Venoarterial extracorporeal membrane oxygenation (VA-ECMO) is used as a rescue strategy for patients with refractory post-cardiotomy cardiogenic shock (PCS). These patients often have varying degrees of reduced hemoglobin levels, and there are few detailed investigations about the impact of hemoglobin level on their mortality. The objective of this study was to evaluate whether hemoglobin levels at day 1 from VA-ECMO initiation were associated with in-hospital mortality.
We performed a retrospective analysis of adult VA-ECMO patients over approximately a 2-year period. We divided patients into survival and death groups based on their clinical outcomes and compared the differences in parameters between the two groups. Multivariate logistic regression analyses were performed to estimate whether hemoglobin level was related to the mortality.

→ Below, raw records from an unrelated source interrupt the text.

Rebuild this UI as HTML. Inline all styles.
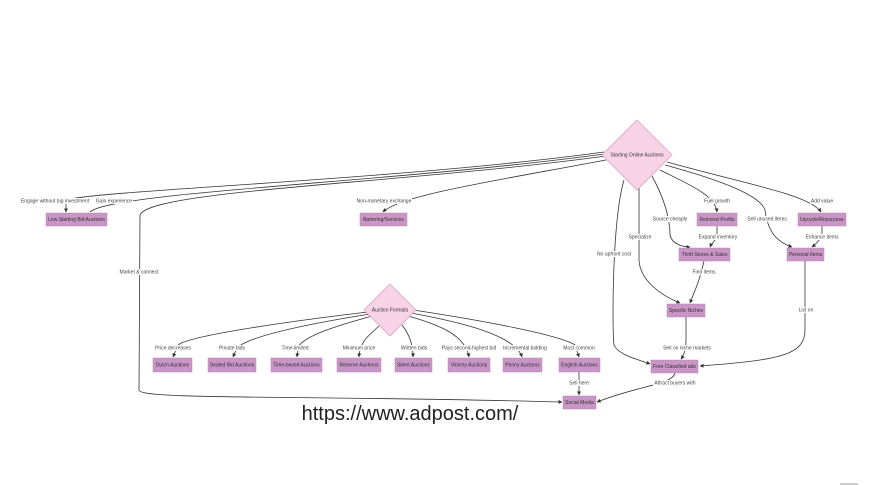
<!DOCTYPE html>
<html><head><meta charset="utf-8"><style>
html,body{margin:0;padding:0;background:#fff;}
svg{display:block;}
text{font-family:"Liberation Sans",sans-serif;}
.n{fill:#c994c6;stroke:#b987b6;stroke-width:0.5}
.t{font-size:5px;fill:#333;text-anchor:middle;dominant-baseline:middle}
.l{font-size:5px;fill:#444;text-anchor:middle;dominant-baseline:middle}
.lb{fill:#fff}
path.e{fill:none;stroke:#333;stroke-width:0.8}
</style></head><body>
<svg width="885" height="485" viewBox="0 0 885 485" xmlns="http://www.w3.org/2000/svg">
<defs><marker id="a" viewBox="0 0 10 10" refX="9" refY="5" markerWidth="5" markerHeight="5" orient="auto"><path d="M0,0L10,5L0,10z" fill="#333"/></marker></defs>

<!-- edges from Start -->
<path class="e" d="M604,152 C400,180 100,190 66,200 L66,212" marker-end="url(#a)"/>
<path class="e" d="M604,154 C400,182 110,192 90,212"/>
<path class="e" d="M606,156 C400,184 150,190 140,215 L139,390 C139,400 300,395 562,402" marker-end="url(#a)"/>
<path class="e" d="M606,160 C500,180 400,195 383,212" marker-end="url(#a)"/>
<path class="e" d="M624,180 C612,220 612,330 614,345 C618,355 640,360 650,364" marker-end="url(#a)"/>
<path class="e" d="M639,188 L639,260 C640,280 660,295 680,303" marker-end="url(#a)"/>
<path class="e" d="M652,176 C665,200 670,220 670,235 C672,245 685,247 690,247" marker-end="url(#a)"/>
<path class="e" d="M660,170 C690,185 715,195 717,212" marker-end="url(#a)"/>
<path class="e" d="M665,165 C720,180 760,195 765,210 C768,235 780,243 792,247" marker-end="url(#a)"/>
<path class="e" d="M667,162 C750,185 810,195 821,212" marker-end="url(#a)"/>
<path class="e" d="M717,226 L717,235 C717,240 712,242 710,247" marker-end="url(#a)"/>
<path class="e" d="M822,226 L822,235 C820,240 816,244 812,247" marker-end="url(#a)"/>
<path class="e" d="M704,261 C700,280 695,290 690,303" marker-end="url(#a)"/>
<path class="e" d="M805,261 L805,330 C805,355 780,360 700,366" marker-end="url(#a)"/>
<path class="e" d="M686,317 L686,340 C686,350 684,355 681,359" marker-end="url(#a)"/>
<path class="e" d="M675,373 C672,385 640,385 597,402" marker-end="url(#a)"/>
<path class="e" d="M579,372 L579,395" marker-end="url(#a)"/>

<!-- edges from Auction Formats -->
<path class="e" d="M368,312 C300,320 190,335 178,345 L173,357" marker-end="url(#a)"/>
<path class="e" d="M370,314 C320,322 250,335 237,348 L233,357" marker-end="url(#a)"/>
<path class="e" d="M372,316 C340,325 305,335 298,347 L297,357" marker-end="url(#a)"/>
<path class="e" d="M380,325 C370,335 360,340 359,357" marker-end="url(#a)"/>
<path class="e" d="M402,325 C410,335 413,345 413,357" marker-end="url(#a)"/>
<path class="e" d="M408,316 C440,325 465,335 469,357" marker-end="url(#a)"/>
<path class="e" d="M411,313 C460,322 515,335 522,357" marker-end="url(#a)"/>
<path class="e" d="M413,310 C480,320 560,335 575,345 L579,357" marker-end="url(#a)"/>

<!-- diamonds -->
<polygon points="637,120 672,155 637,190 602,155" fill="#f8d3e6" stroke="#d9a3cc" stroke-width="0.8"/>
<text class="t" x="637" y="155">Starting Online Auctions</text>
<polygon points="390,284 416,310 390,336 364,310" fill="#f8d3e6" stroke="#d9a3cc" stroke-width="0.8"/>
<text class="t" x="390" y="310">Auction Formats</text>

<!-- nodes -->
<rect class="n" x="46" y="213" width="61" height="13"/><text class="t" x="76.5" y="219.5">Low Starting Bid Auctions</text>
<rect class="n" x="360" y="213" width="47" height="13"/><text class="t" x="383.5" y="219.5">Bartering/Services</text>
<rect class="n" x="697" y="213" width="40" height="13"/><text class="t" x="717" y="219.5">Reinvest Profits</text>
<rect class="n" x="798" y="213" width="48" height="13"/><text class="t" x="822" y="219.5">Upcycle/Repurpose</text>
<rect class="n" x="679" y="248" width="51" height="13"/><text class="t" x="704.5" y="254.5">Thrift Stores &amp; Sales</text>
<rect class="n" x="787" y="248" width="37" height="13"/><text class="t" x="805.5" y="254.5">Personal Items</text>
<rect class="n" x="667" y="304" width="38" height="13"/><text class="t" x="686" y="310.5">Specific Niches</text>
<rect class="n" x="651" y="360" width="47" height="13"/><text class="t" x="674.5" y="366.5">Free Classified ads</text>
<rect class="n" x="563" y="396" width="33" height="13"/><text class="t" x="579.5" y="402.5">Social Media</text>

<rect class="n" x="153" y="358" width="39" height="14"/><text class="t" x="172.5" y="365">Dutch Auctions</text>
<rect class="n" x="208" y="358" width="48" height="14"/><text class="t" x="232" y="365">Sealed Bid Auctions</text>
<rect class="n" x="271" y="358" width="51" height="14"/><text class="t" x="296.5" y="365">Time-based Auctions</text>
<rect class="n" x="337" y="358" width="44" height="14"/><text class="t" x="359" y="365">Reserve Auctions</text>
<rect class="n" x="395" y="358" width="37" height="14"/><text class="t" x="413.5" y="365">Silent Auctions</text>
<rect class="n" x="448" y="358" width="42" height="14"/><text class="t" x="469" y="365">Vickrey Auctions</text>
<rect class="n" x="503" y="358" width="39" height="14"/><text class="t" x="522.5" y="365">Penny Auctions</text>
<rect class="n" x="559" y="358" width="41" height="14"/><text class="t" x="579.5" y="365">English Auctions</text>

<!-- edge labels -->
<g>
<rect class="lb" x="19" y="198" width="72" height="6"/><text class="l" x="55" y="201">Engage without big investment</text>
<rect class="lb" x="95" y="198" width="38" height="6"/><text class="l" x="114" y="201">Gain experience</text>
<rect class="lb" x="119" y="269" width="40" height="6"/><text class="l" x="139" y="272">Market &amp; connect</text>
<rect class="lb" x="356" y="198" width="56" height="6"/><text class="l" x="384" y="201">Non-monetary exchange</text>
<rect class="lb" x="596" y="251" width="36" height="6"/><text class="l" x="614" y="254">No upfront cost</text>
<rect class="lb" x="628" y="234" width="24" height="6"/><text class="l" x="640" y="237">Specialize</text>
<rect class="lb" x="652" y="216" width="36" height="6"/><text class="l" x="670" y="219">Source cheaply</text>
<rect class="lb" x="703" y="198" width="28" height="6"/><text class="l" x="717" y="201">Fuel growth</text>
<rect class="lb" x="747" y="216" width="40" height="6"/><text class="l" x="767" y="219">Sell unused items</text>
<rect class="lb" x="810" y="198" width="24" height="6"/><text class="l" x="822" y="201">Add value</text>
<rect class="lb" x="697" y="234" width="42" height="6"/><text class="l" x="718" y="237">Expand inventory</text>
<rect class="lb" x="804" y="234" width="36" height="6"/><text class="l" x="822" y="237">Enhance items</text>
<rect class="lb" x="692" y="269" width="24" height="6"/><text class="l" x="704" y="272">Find items</text>
<rect class="lb" x="797" y="307" width="18" height="6"/><text class="l" x="806" y="310">List on</text>
<rect class="lb" x="662" y="345" width="50" height="6"/><text class="l" x="687" y="348">Sell on niche markets</text>
<rect class="lb" x="653" y="380" width="44" height="6"/><text class="l" x="675" y="383">Attract buyers with</text>
<rect class="lb" x="569" y="380" width="20" height="6"/><text class="l" x="579" y="383">Sell here</text>
<rect class="lb" x="155" y="345" width="36" height="6"/><text class="l" x="173" y="348">Price decreases</text>
<rect class="lb" x="218" y="345" width="28" height="6"/><text class="l" x="232" y="348">Private bids</text>
<rect class="lb" x="281" y="345" width="28" height="6"/><text class="l" x="295" y="348">Time-limited</text>
<rect class="lb" x="341" y="345" width="36" height="6"/><text class="l" x="359" y="348">Minimum price</text>
<rect class="lb" x="400" y="345" width="28" height="6"/><text class="l" x="414" y="348">Written bids</text>
<rect class="lb" x="441" y="345" width="56" height="6"/><text class="l" x="469" y="348">Pays second-highest bid</text>
<rect class="lb" x="502" y="345" width="46" height="6"/><text class="l" x="525" y="348">Incremental bidding</text>
<rect class="lb" x="563" y="345" width="32" height="6"/><text class="l" x="579" y="348">Most common</text>
</g>

<text x="410" y="420" font-size="20" fill="#222" text-anchor="middle" style="font-family:'Liberation Sans',sans-serif">https://www.adpost.com/</text>
<rect x="840" y="483" width="18" height="2" fill="#ccc"/>
</svg>
</body></html>
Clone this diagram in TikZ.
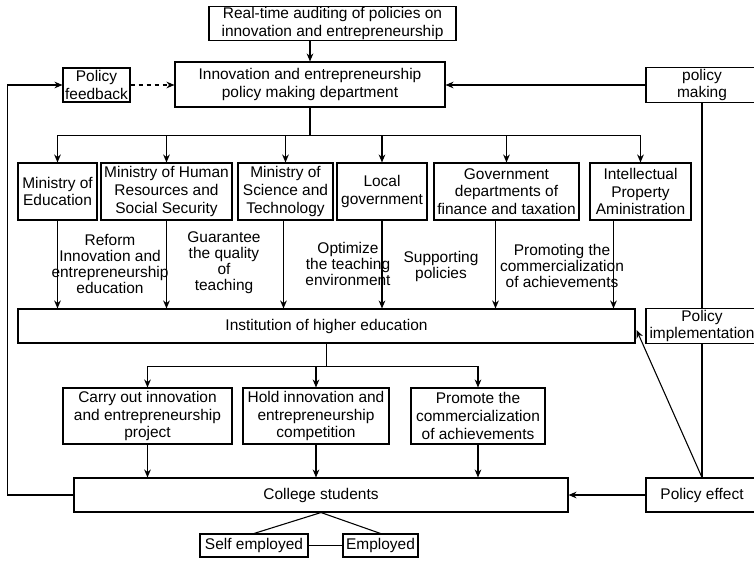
\documentclass[tikz,border=0pt]{standalone}
\usepackage{fontspec}
\setmainfont{Liberation Sans}
\usetikzlibrary{arrows.meta,positioning,calc}

\begin{document}
\begin{tikzpicture}[
    x=0.75pt, y=-0.75pt,
    box/.style={rectangle, draw, line width=0.8pt, inner sep=1pt, align=center, font=\fontsize{11.6}{13.3}\selectfont},
    sz/.style 2 args={minimum width=#1*0.75pt, minimum height=#2*0.75pt},
    lbl/.style={inner sep=0pt, align=center, font=\fontsize{11.6}{12}\selectfont},
    arrow/.style={-{Stealth[length=6pt,width=5pt]}, line width=0.8pt},
    link/.style={line width=0.8pt}
]
\useasboundingbox (0,0) rectangle (754,561);
% top part
\node[box, sz={247}{33}] (audit) at (332.5,23.5) {Real-time auditing of policies on\\innovation and entrepreneurship};
\node[box, sz={270}{45}] (dept) at (310,84.5) {Innovation and entrepreneurship\\policy making department};
\node[box, sz={67}{34}] (fb) at (96.5,85) {Policy\\feedback};
\node[box, sz={112}{34}] (making) at (702,85) {policy\\making};
% ministries
\node[box, sz={79}{57}] (edu) at (57.5,191.5) {Ministry of\\Education};
\node[box, sz={131}{57}] (hr) at (166.5,191.5) {Ministry of Human\\Resources and\\Social Security};
\node[box, sz={95}{57}] (sci) at (285.5,191.5) {Ministry of\\Science and\\Technology};
\node[box, sz={90}{57}] (local) at (382,191.5) {Local\\government};
\node[box, sz={145}{57}] (fin) at (506.5,191.5) {Government\\departments of\\finance and taxation};
\node[box, sz={101}{57}] (ipa) at (640.5,191.5) {Intellectual\\Property\\Aministration};
% labels
\node[lbl] (reform) at (110,263.5) {Reform\\Innovation and\\entrepreneurship\\education};
\node[lbl] (quality) at (224,263) {Guarantee\\the quality\\of\\teaching};
\node[lbl] (optim) at (348,264) {Optimize\\the teaching\\environment};
\node[lbl] (support) at (441,266) {Supporting\\policies};
\node[lbl] (commer) at (562,265.5) {Promoting the\\commercialization\\of achievements};
% middle part
\node[box, sz={617}{34}] (inst) at (326.5,326) {Institution of higher education};
\node[box, sz={112}{34}] (impl) at (702,326) {Policy\\implementation};
\node[box, sz={169}{56}] (carry) at (147.5,416) {Carry out innovation\\and entrepreneurship\\project};
\node[box, sz={146}{56}] (hold) at (316,416) {Hold innovation and\\entrepreneurship\\competition};
\node[box, sz={134}{56}] (promote) at (478,416) {Promote the\\commercialization\\of achievements};
% bottom part
\node[box, sz={494}{34}] (college) at (321,495) {College students};
\node[box, sz={112}{34}] (effect) at (702,495) {Policy effect};
\node[box, sz={108}{23}] (self) at (254,545.5) {Self employed};
\node[box, sz={75}{23}] (employed) at (380.5,545.5) {Employed};

\draw[arrow] (dept.north |- audit.south) -- (dept.north);
\draw[arrow, dashed] (fb.east) -- (fb.east -| dept.west);
\draw[arrow] (making.west) -- (making.west -| dept.east);
\draw[arrow] (college.west) -- ++(-66,0) |- (fb.west);
\foreach \m in {edu,hr,sci,local,fin,ipa}
    \draw[arrow] (dept.south) -- ++(0,28) -| (\m.north);
\foreach \m/\dx in {edu/0,hr/0,sci/-2,local/0,fin/-11,ipa/-27}
    \draw[arrow] ($(\m.south)+(\dx,0)$) coordinate (s) -- (s |- inst.north);
\foreach \m in {carry,hold,promote}
    \draw[arrow] (inst.south) -- ++(0,23) -| (\m.north);
\foreach \m in {carry,hold,promote}
    \draw[arrow] (\m.south) -- (\m.south |- college.north);
\draw[link] (making.south) -- (impl.north) (impl.south) -- (effect.north);
\draw[arrow] (effect.north) -- ($(inst.east)+(1,4)$);
\draw[arrow] (effect.west) -- (college.east);
\draw[link] (college.south) -- (self.north);
\draw[link] (college.south) -- (employed.north);
\draw[link] (self.east) -- (employed.west);
\end{tikzpicture}
\end{document}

One hundred and sixteen patients were included in final analysis. There were 52 patients in the survival group and 64 in the death group. The patients were younger in the survival group than the death group (58 vs 63, p = .023). The median (IQR) hemoglobin level at day 1 was 80 (73−89) × g/L, and the median (IQR) RelΔ hemoglobin was 41% (32–48%). Survival patients had a higher hemoglobin level at day 1 and a lower RelΔ hemoglobin than the death patients (91 vs 76 g/L, p < .001; 35% vs 45%, p < .001). The multivariable logistic regression analyses showed that the low hemoglobin levels at day 1 were independently associated with in-hospital mortality (OR 0.808; 95% CI, 0.747–0.874; p < .001). The AUROC for hemoglobin level was 0.89 (95% CI, 0.83–0.95) which was better than that of RelΔ hemoglobin (0.77, 95% CI, 0.68–0.86).
In patients receiving VA-ECMO for PCS, the low hemoglobin levels at day 1 were independently associated with in-hospital mortality.